What to Build Around Instead
The inputs we can estimate well are variance and covariance. The inputs we cannot estimate well are expected returns. A portfolio construction process that respects this asymmetry will lean on the things it can measure and minimize its dependence on the things it cannot.
This is the logic behind several approaches we use:
- Risk-based weighting — minimum variance, risk parity, hierarchical risk parity — uses only the covariance matrix. It does not require any return forecast. It produces portfolios that are well-behaved in the risk dimension, where our data is strong.
- Black-Litterman starts from the market-implied returns and incorporates investor views only when those views are explicitly held and parameterized with a confidence level. The default behavior, in the absence of views, is the market portfolio — not a forecast.
- Regime-conditioned allocation adjusts exposures based on the current market environment without requiring a point estimate of future returns. The signal is the regime, not the forecast.

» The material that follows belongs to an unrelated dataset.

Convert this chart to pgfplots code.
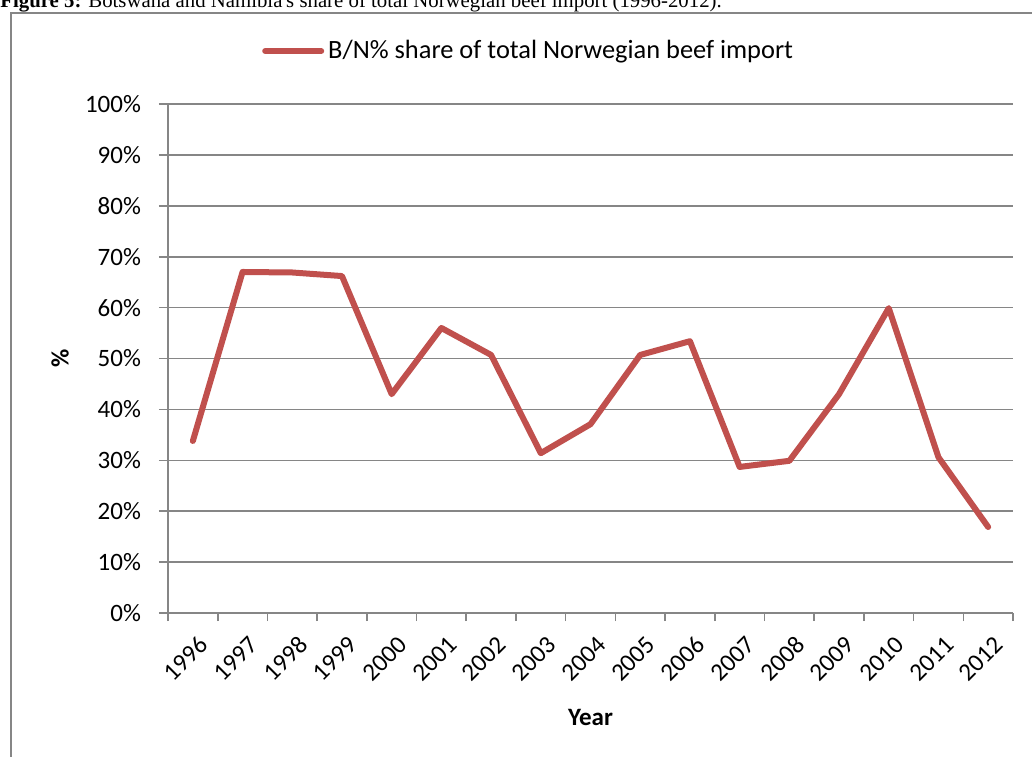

None of these approaches claims to predict next year's returns. They are constructed precisely to be robust to the fact that no one can.
The Forecast We Do Trust
There is one return-related quantity we do treat as reasonably estimable: the unconditional risk premium of a broad asset class over a long horizon. Over thirty-plus year windows, equities have produced a positive premium over cash. Long-duration government bonds have produced a positive premium over short-duration bills during many — but not all — regimes. These are weak forecasts, in the sense that the confidence intervals are wide, but they are not zero-information.
The right question is not "what will this asset return next year." The right question is "how should I size my exposures given how confident I actually am about each input."
That reframing changes the whole portfolio construction problem. You stop asking the data to tell you something it cannot tell you. You start asking it to tell you something it can — how things have moved together, how that movement has changed across regimes, and where you can build durable diversification given those facts. The portfolio that results is less dependent on prediction. It is more dependent on structure. That is the trade we are happy to make.
This piece discusses portfolio construction methodology for educational purposes. Referenced research findings describe historical outcomes and do not guarantee future results. This does not constitute investment advice. This does not create an advisory relationship.